Même si ces stages n'étaient pas très fréquentés, nous avons vu qu'il existait néanmoins une demande de formation, chez les enseignants du secondaire. L'absence de réponse institutionnelle à cette demande, confirme bien le fait que la conception dominante était la suivante : une personne possédant une parfaite maîtrise de sa discipline, pour peu qu'elle possède quelques dons, fera obligatoirement un bon enseignant, qui saura immanquablement faire réussir ses élèves. Par conséquent, si les élèves ne réussissent pas, cela ne peut être dû qu'à leur manque de travail, qu'à leur paresse. Beaucoup d'enseignants, nous l'avons vu, ressentent un malaise, commencent à se poser des questions, mais, faute de solutions de rechange, continuent pour la plupart à enseigner de la même façon. Cela n'est d'ailleurs pas surprenant, parce que l'institution ne leur propose pas grand-chose pour que cela change. En effet, nous avons déjà dit que, d'une part, la formation initiale dispensée aux enseignants du secondaire était essentiellement constitutée par leurs études universitaires, et que, d'autre part, l'idée même de formation "pédagogique" paraissait incongrue parce qu'inutile.
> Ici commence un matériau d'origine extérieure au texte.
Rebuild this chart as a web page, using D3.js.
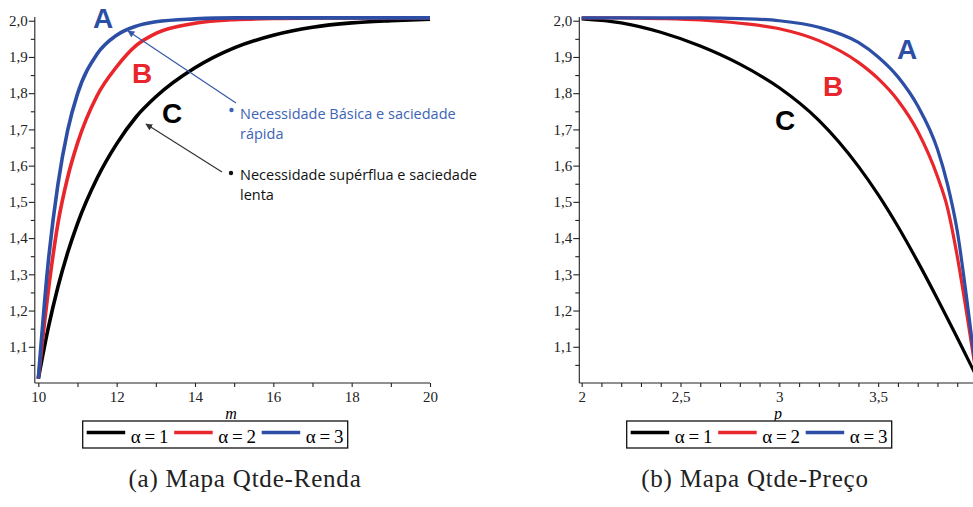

Le peu de succès remporté par les stages du P.G.S., dans les années soixante-dix, semble donc dû au fait qu'ils ne correspondaient pas totalement aux attentes des enseignants, en matière de formation continue. Néanmoins, ces stages existaient préalablement, et lorsque les M.A.F.P.E.N. se créeront, ils constitueront un réservoir de formations "disciplinaires", qui serviront de base aux premiers catalogues de formation des M.A.F.P.E.N.

Notes
31.

Entretien du 19/10/96, avec André de Peretti.